#### MATERIAL PROVIDED

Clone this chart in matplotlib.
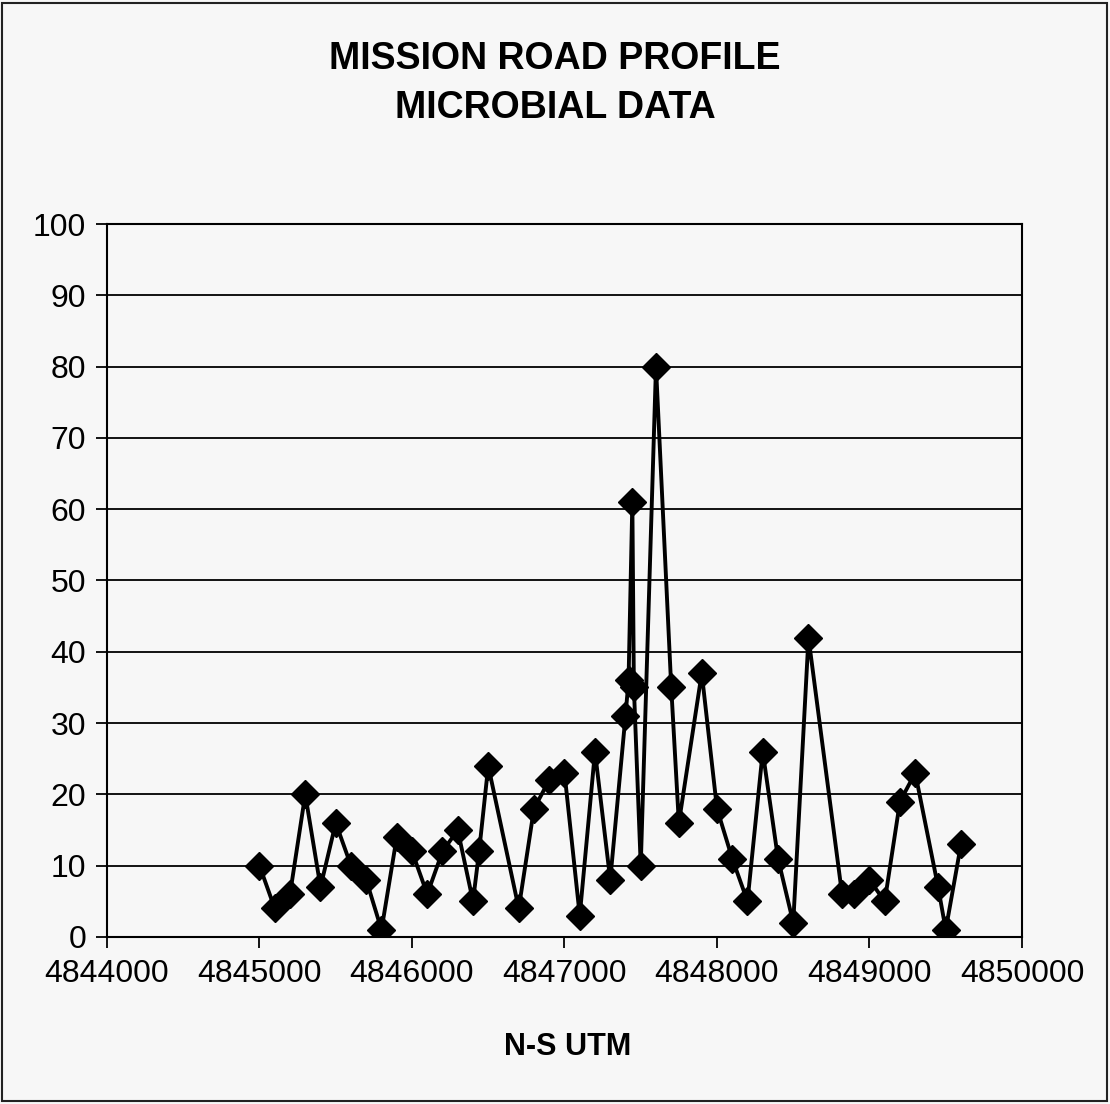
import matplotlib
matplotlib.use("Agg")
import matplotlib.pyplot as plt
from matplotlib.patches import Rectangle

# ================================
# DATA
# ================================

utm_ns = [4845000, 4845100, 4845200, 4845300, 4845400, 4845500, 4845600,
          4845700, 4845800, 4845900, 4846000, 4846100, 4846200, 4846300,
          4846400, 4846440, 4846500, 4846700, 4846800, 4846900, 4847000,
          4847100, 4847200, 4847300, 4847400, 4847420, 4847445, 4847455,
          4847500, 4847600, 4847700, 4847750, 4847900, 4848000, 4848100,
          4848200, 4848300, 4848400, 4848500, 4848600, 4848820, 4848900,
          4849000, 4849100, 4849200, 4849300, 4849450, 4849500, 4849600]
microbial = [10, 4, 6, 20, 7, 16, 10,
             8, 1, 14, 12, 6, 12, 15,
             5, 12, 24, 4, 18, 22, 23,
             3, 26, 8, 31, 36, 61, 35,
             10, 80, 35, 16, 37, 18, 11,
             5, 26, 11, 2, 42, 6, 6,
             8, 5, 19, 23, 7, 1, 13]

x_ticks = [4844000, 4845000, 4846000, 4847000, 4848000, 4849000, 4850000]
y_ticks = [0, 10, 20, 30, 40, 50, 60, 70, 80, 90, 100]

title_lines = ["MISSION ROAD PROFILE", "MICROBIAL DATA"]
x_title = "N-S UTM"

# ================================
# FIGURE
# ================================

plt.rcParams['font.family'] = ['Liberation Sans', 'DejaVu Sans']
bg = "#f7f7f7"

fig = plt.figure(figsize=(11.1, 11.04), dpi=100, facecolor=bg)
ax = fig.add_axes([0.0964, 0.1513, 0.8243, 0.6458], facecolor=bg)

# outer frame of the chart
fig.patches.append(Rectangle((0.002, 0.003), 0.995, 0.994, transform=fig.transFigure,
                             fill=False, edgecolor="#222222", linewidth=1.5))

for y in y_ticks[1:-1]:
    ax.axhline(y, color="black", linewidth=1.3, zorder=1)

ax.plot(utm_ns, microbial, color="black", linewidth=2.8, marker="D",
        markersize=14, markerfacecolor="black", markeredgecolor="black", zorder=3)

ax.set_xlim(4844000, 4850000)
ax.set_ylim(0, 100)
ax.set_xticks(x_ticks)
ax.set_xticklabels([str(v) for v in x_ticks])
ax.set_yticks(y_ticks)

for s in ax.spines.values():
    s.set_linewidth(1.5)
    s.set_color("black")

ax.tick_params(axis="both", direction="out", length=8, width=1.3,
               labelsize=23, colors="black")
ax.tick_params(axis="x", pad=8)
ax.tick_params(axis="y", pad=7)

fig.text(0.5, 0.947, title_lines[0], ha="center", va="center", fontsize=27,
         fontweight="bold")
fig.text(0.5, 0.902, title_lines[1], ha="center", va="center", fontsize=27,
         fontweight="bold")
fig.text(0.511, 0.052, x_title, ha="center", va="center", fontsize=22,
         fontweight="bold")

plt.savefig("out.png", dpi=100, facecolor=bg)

#### CHALLENGE
Repeat the data above exactly, but not the pictures.

#### EXERCISE ANSWER
Clone this chart in matplotlib.
import matplotlib
matplotlib.use("Agg")
import matplotlib.pyplot as plt
from matplotlib.patches import Rectangle

# ================================
# DATA
# ================================

utm_ns = [4845000, 4845100, 4845200, 4845300, 4845400, 4845500, 4845600,
          4845700, 4845800, 4845900, 4846000, 4846100, 4846200, 4846300,
          4846400, 4846440, 4846500, 4846700, 4846800, 4846900, 4847000,
          4847100, 4847200, 4847300, 4847400, 4847420, 4847445, 4847455,
          4847500, 4847600, 4847700, 4847750, 4847900, 4848000, 4848100,
          4848200, 4848300, 4848400, 4848500, 4848600, 4848820, 4848900,
          4849000, 4849100, 4849200, 4849300, 4849450, 4849500, 4849600]
microbial = [10, 4, 6, 20, 7, 16, 10,
             8, 1, 14, 12, 6, 12, 15,
             5, 12, 24, 4, 18, 22, 23,
             3, 26, 8, 31, 36, 61, 35,
             10, 80, 35, 16, 37, 18, 11,
             5, 26, 11, 2, 42, 6, 6,
             8, 5, 19, 23, 7, 1, 13]

x_ticks = [4844000, 4845000, 4846000, 4847000, 4848000, 4849000, 4850000]
y_ticks = [0, 10, 20, 30, 40, 50, 60, 70, 80, 90, 100]

title_lines = ["MISSION ROAD PROFILE", "MICROBIAL DATA"]
x_title = "N-S UTM"

# ================================
# FIGURE
# ================================

plt.rcParams['font.family'] = ['Liberation Sans', 'DejaVu Sans']
bg = "#f7f7f7"

fig = plt.figure(figsize=(11.1, 11.04), dpi=100, facecolor=bg)
ax = fig.add_axes([0.0964, 0.1513, 0.8243, 0.6458], facecolor=bg)

# outer frame of the chart
fig.patches.append(Rectangle((0.002, 0.003), 0.995, 0.994, transform=fig.transFigure,
                             fill=False, edgecolor="#222222", linewidth=1.5))

for y in y_ticks[1:-1]:
    ax.axhline(y, color="black", linewidth=1.3, zorder=1)

ax.plot(utm_ns, microbial, color="black", linewidth=2.8, marker="D",
        markersize=14, markerfacecolor="black", markeredgecolor="black", zorder=3)

ax.set_xlim(4844000, 4850000)
ax.set_ylim(0, 100)
ax.set_xticks(x_ticks)
ax.set_xticklabels([str(v) for v in x_ticks])
ax.set_yticks(y_ticks)

for s in ax.spines.values():
    s.set_linewidth(1.5)
    s.set_color("black")

ax.tick_params(axis="both", direction="out", length=8, width=1.3,
               labelsize=23, colors="black")
ax.tick_params(axis="x", pad=8)
ax.tick_params(axis="y", pad=7)

fig.text(0.5, 0.947, title_lines[0], ha="center", va="center", fontsize=27,
         fontweight="bold")
fig.text(0.5, 0.902, title_lines[1], ha="center", va="center", fontsize=27,
         fontweight="bold")
fig.text(0.511, 0.052, x_title, ha="center", va="center", fontsize=22,
         fontweight="bold")

plt.savefig("out.png", dpi=100, facecolor=bg)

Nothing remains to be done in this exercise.